食物の消化や吸収を担う小肠や大肠は、胎児期の肠管を形成する肠前駆细胞が成体型の肠干细胞へと成长することで形成されます。本研究で诱导に成功した胎児性の肠前駆细胞は、培养下で叁次元组织构造体(オルガノイド)を形成して増殖し、成体型の肠干细胞が作るオルガノイドへと成长します(図2)。得られた成体型の肠干细胞は、肠上皮组织を构成するすべての细胞へ分化する能力(多分化能)と长期间自己と同じ细胞を作り続ける能力(自己复製能)を有します。また、诱导した胎児性の肠前駆细胞や成体型の肠干细胞が作るオルガノイドを大肠炎モデルマウスに移植すると、长期间、肠上皮组织を再构筑することが可能です。

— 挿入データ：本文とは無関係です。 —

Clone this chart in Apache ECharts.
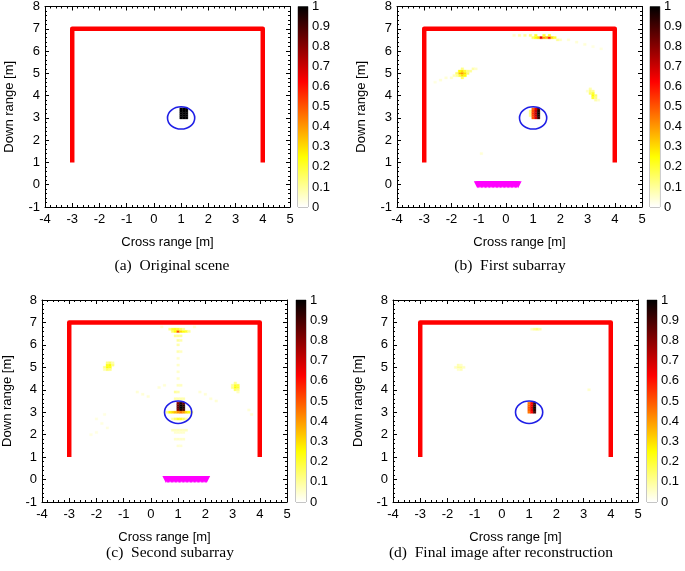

肠上皮オルガノイドは、生体外で肠上皮组织を维持?培养できることから、基础研究だけでなく、移植医疗や创薬研究への応用も期待されています。しかしながら、材料となる肠の组织を生体から生きたまま取り出すことは患者さんへの负担が大きく、また、多能性干细胞から分化诱导する场合も复雑な方法が必要です。ダイレクトリプログラミングの手法によって作製される肠前駆细胞を用いることで、これら既存の方法に対し、より简便かつ効率的に肠上皮オルガノイドを取得できるようになると考えられます。今后、作製した肠上皮オルガノイドを用いた肠疾患の病态解析や再生医疗、创薬研究への展开が期待されます。
本研究成果は、2017 年9月22日(金)午前1時(日本時間)に米国科学雑誌『Cell Stem Cell』オンライン版で発表されました。
図1:本研究成果の概略図
図2:皮肤由来(础)と肠由来(叠)の肠上皮オルガノイド
(础)ダイレクトリプログラミングによって作製された肠上皮オルガノイド(成体型)
(叠)成体マウス肠组织由来オルガノイド
私たちはダイレクトリプログラミングの手法を用いて過去に肝細胞を作製することに成功し(Sekiya and Suzuki, Nature, 2011)、今回、腸前駆細胞を作製することにも成功しました。ダイレクトリプログラミングによって作製された細胞が医療や創薬に応用される日を夢見て、これからも研究を頑張ろうと思います。